Tracking receivables is an important part of managing your small business’s cash flow. Without a steady cash flow, many small businesses are pushed to borrow more money to meet their working capital needs. This practice can easily catch up to small businesses and can result in business failure. Having an organized and professional system for keeping track of accounts receivable should help ease the process for you and will help your business succeed.
When setting up your accounts receivable process, consider the following tips to maximize the success of your small business:
1. Create an Invoicing Policy
Though it does vary from business to business, generally, the faster you invoice, the faster you will get paid. Therefore, when setting up your accounts receivable department, be sure to decide when you’ll invoice, and communicate these invoicing terms to customers and clients to prevent discrepancies around when payments are due. Additionally, Inc. columnist Jayson Demers recommends the following when it comes to creating a policy:
“Your policy should outline how late payments will be handled, including service charges at set intervals. Each state has its own regulations, but in general this is charged as a percentage of the total due.”

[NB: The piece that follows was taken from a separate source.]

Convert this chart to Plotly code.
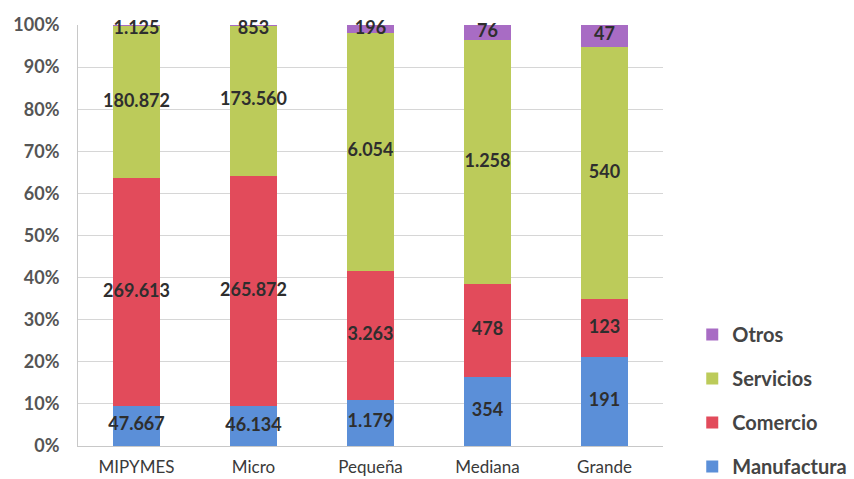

If you want customers to pay early, consider giving discounts to clients who send their payments within 10 days of receiving your invoice. Your invoice policy should be ironed out ahead of time in order to avoid confusion and create a healthy cash flow for your business.
2. Keep Tabs on Slow-Paying Clients
It’s important for whoever is monitoring your accounts receivables to keep an eye on slow-paying clients. Track payment schedules for your regular debtors and know when they tend to come up short. If a certain client is regularly late, it might be a good idea to schedule a meeting with their accounting department. In this conversation, ask them how you can help them to be more consistent in making payments to you. In some cases, it may be as simple as shifting a payment schedule to an earlier or later date in the month.

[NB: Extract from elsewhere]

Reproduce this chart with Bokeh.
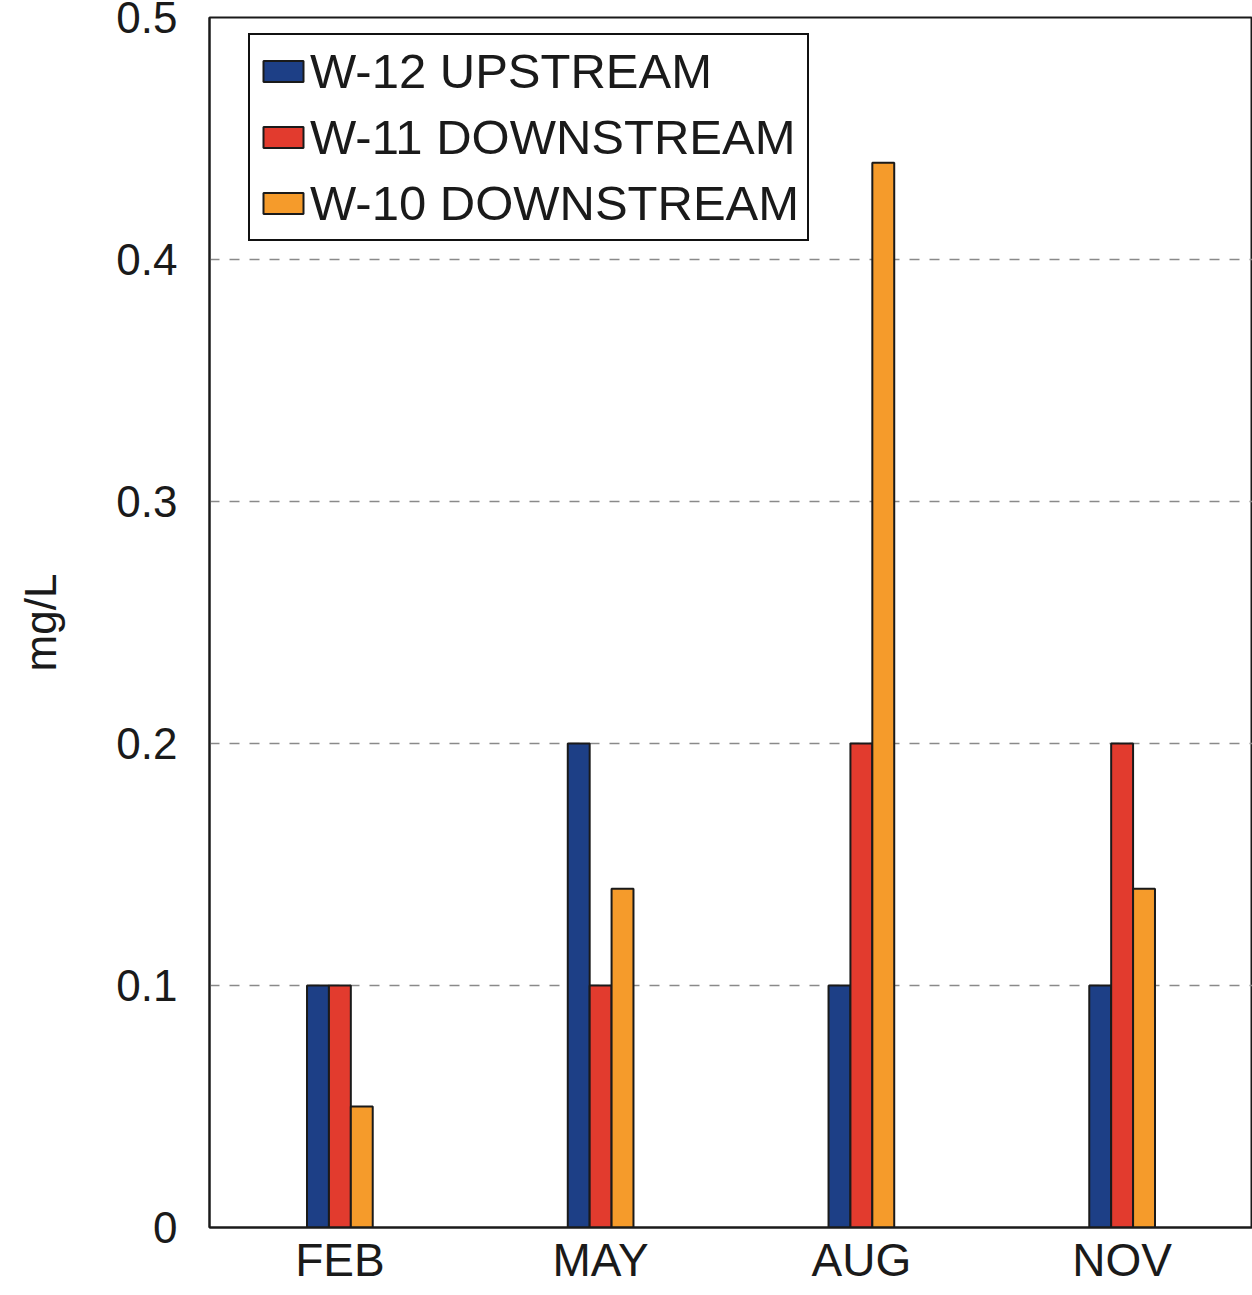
from bokeh.plotting import figure
from bokeh.models import ColumnDataSource, FactorRange, Legend, LegendItem, FixedTicker
from bokeh.transform import dodge
from bokeh.embed import file_html
from bokeh.resources import INLINE

months = ["FEB", "MAY", "AUG", "NOV"]
w12_upstream = [0.10, 0.20, 0.10, 0.10]
w11_downstream = [0.10, 0.10, 0.20, 0.20]
w10_downstream = [0.05, 0.14, 0.44, 0.14]
series_names = ["W-12 UPSTREAM", "W-11 DOWNSTREAM", "W-10 DOWNSTREAM"]
y_ticks = [0, 0.1, 0.2, 0.3, 0.4, 0.5]

source = ColumnDataSource(dict(month=months, w12=w12_upstream, w11=w11_downstream, w10=w10_downstream))

FONT = "Liberation Sans"
p = figure(x_range=FactorRange(*months), y_range=(0, 0.5),
           width=1252, height=1295, output_backend="svg", toolbar_location=None,
           min_border_left=209, min_border_right=0, min_border_top=17, min_border_bottom=68)
p.background_fill_color = "white"
p.border_fill_color = "white"

colors = ["#1d3f86", "#e23b2e", "#f59b2b"]
bw = 0.084
r1 = p.vbar(x=dodge("month", -bw, range=p.x_range), top="w12", width=bw, source=source,
            fill_color=colors[0], line_color="#1a1a1a", line_width=2)
r2 = p.vbar(x=dodge("month", 0, range=p.x_range), top="w11", width=bw, source=source,
            fill_color=colors[1], line_color="#1a1a1a", line_width=2)
r3 = p.vbar(x=dodge("month", bw, range=p.x_range), top="w10", width=bw, source=source,
            fill_color=colors[2], line_color="#1a1a1a", line_width=2)

p.outline_line_color = "#1a1a1a"
p.outline_line_width = 2
p.xgrid.grid_line_color = None
p.ygrid.grid_line_color = "#8a8a8a"
p.ygrid.grid_line_dash = "10 10"
p.ygrid.grid_line_width = 1.5
p.yaxis.ticker = FixedTicker(ticks=y_ticks)
p.yaxis.major_label_overrides = {0: "0", 0.1: "0.1", 0.2: "0.2", 0.3: "0.3", 0.4: "0.4", 0.5: "0.5"}

for ax in (p.xaxis[0], p.yaxis[0]):
    ax.major_tick_line_color = None
    ax.minor_tick_line_color = None
    ax.axis_line_color = "#1a1a1a"
    ax.axis_line_width = 2
    ax.major_label_text_font = FONT
    ax.major_label_text_color = "#1a1a1a"
    ax.axis_label_text_font = FONT
    ax.axis_label_text_font_style = "normal"
    ax.axis_label_text_color = "#1a1a1a"

p.yaxis.major_label_text_font_size = "44px"
p.yaxis.major_label_standoff = 26
p.yaxis.axis_label = "mg/L"
p.yaxis.axis_label_text_font_size = "44px"
p.yaxis.axis_label_standoff = 48
p.xaxis.major_label_text_font_size = "46px"
p.xaxis.major_label_standoff = 0

legend = Legend(items=[LegendItem(label=series_names[0], renderers=[r1]),
                       LegendItem(label=series_names[1], renderers=[r2]),
                       LegendItem(label=series_names[2], renderers=[r3])],
                location=(39, 986))
legend.label_text_font = FONT
legend.label_text_font_size = "49px"
legend.label_text_color = "#1a1a1a"
legend.glyph_width = 50
legend.glyph_height = 26
legend.label_standoff = 2
legend.label_height = 56
legend.spacing = 10
legend.padding = 8
legend.margin = 0
legend.border_line_color = "#111111"
legend.border_line_width = 2.5
legend.border_line_alpha = 1
legend.background_fill_alpha = 1
p.add_layout(legend)

open("out.html", "w").write(file_html(p, INLINE))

In other cases, their answer may make you re-evaluate your relationship with that client. According to Forbes contributor Nellie Akalp, one good practice for dealing with late-paying clients is to “have at least two to three months of ‘safety funds’ for your business, so a client’s slow payment doesn’t impact your ability to pay your bills.” Keeping the communication lines open with your clients will help streamline your accounts receivable processes.
3. Use Invoicing Software
An accounts receivable department that only consists of an Excel spreadsheet and invoice letters will make it impossible for you to keep track of who owes you money. In order to create a streamlined accounts receivable process it will do you good to use accounting software. Software can simplify the receivables process and give you the ability to forecast future cash flow. Online invoice generators such as Viewpost can help streamline the management of billing accounts receivable, so more of your time is available for leading and managing your business.
Whether you’re an experienced entrepreneur, or are just beginning your journey as a small business owner, setting up an accounts receivable department can prove daunting. However, spending a small amount of time creating an organized invoicing and billing system can go a long way in making your businesses successful in the long run.